Maximizing intensity in TiO2 waveguides for nonlinear optics

Titanium dioxide (TiO2) represents an attractive candidate for nonlinear optical devices due to its large refractive index and large Kerr nonlinearity. These properties can strongly enhance confinement and nonlinear interactions. TiO2 also possesses high transparency, exhibiting no linear absorption within the entire visible spectrum and no two-photon absorption at wavelengths above 800 nm. Considering these qualities, TiO2 is capable of outperforming most other widely transparent materials, such as fused silica, silicon nitride, and diamond.
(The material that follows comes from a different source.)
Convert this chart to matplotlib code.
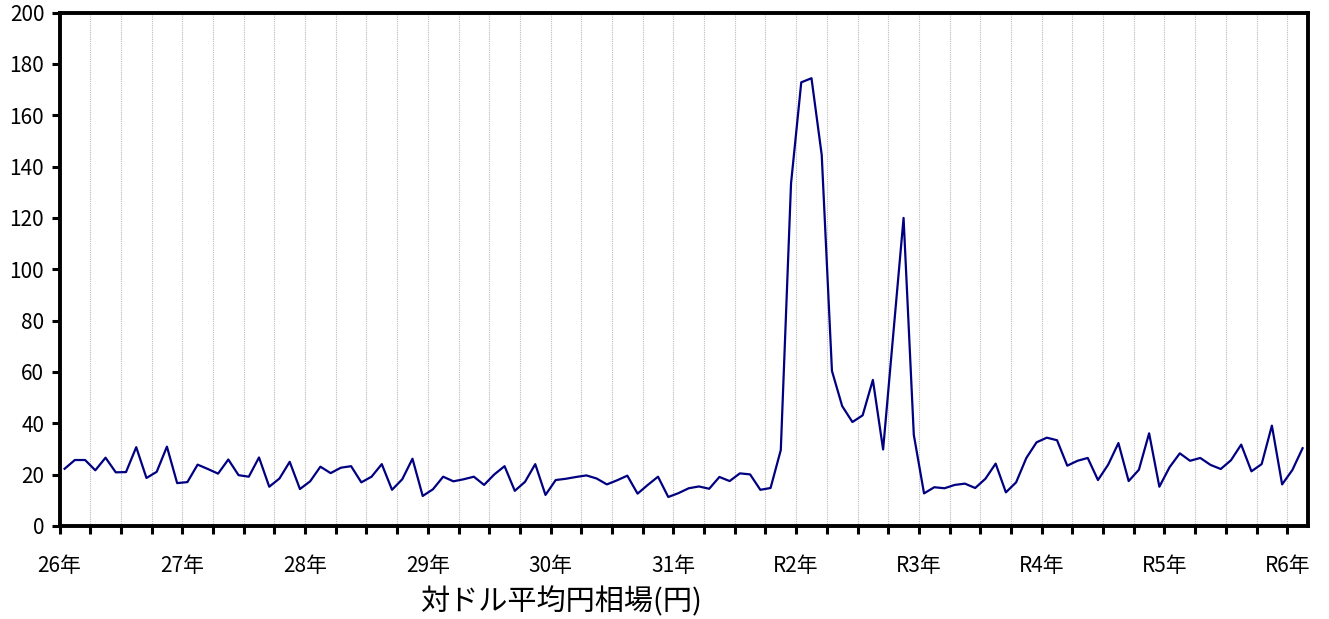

Using electron beam lithography and a liftoff procedure followed by reactive ion etching, we structure both amorphous TiO2 as well as polycrystalline anatase thin films to create photonic devices that exploit this material’s properties in order to study nonlinear optics (Bradley et al. Opt Express 20:23821–23831, 2012; Evans et al. Opt Express, submitted) Nonlinear optics benefit from prolonged interactions, necessitating large intensities along extended waveguide lengths. For this reason, waveguide losses need to be minimized. We study the effects of mask materials and annealing procedures on waveguide propagation losses. We also study a variety of taper structures and optimize the insertion losses of these waveguides. For ultrafast pulses, dispersion becomes an important parameter since strong dispersion can elongate a pulse and lower the large peak intensities needed for nonlinear optics. Within nano-scale structures, this parameter can be tailored without difficulty by changing the waveguide geometry. We present a finite-element analysis that demonstrates the geometries necessary to obtain negligible or anomalous dispersion and thus maintain large pulse intensities. These techniques can readily be applied to other novel photonic material platforms.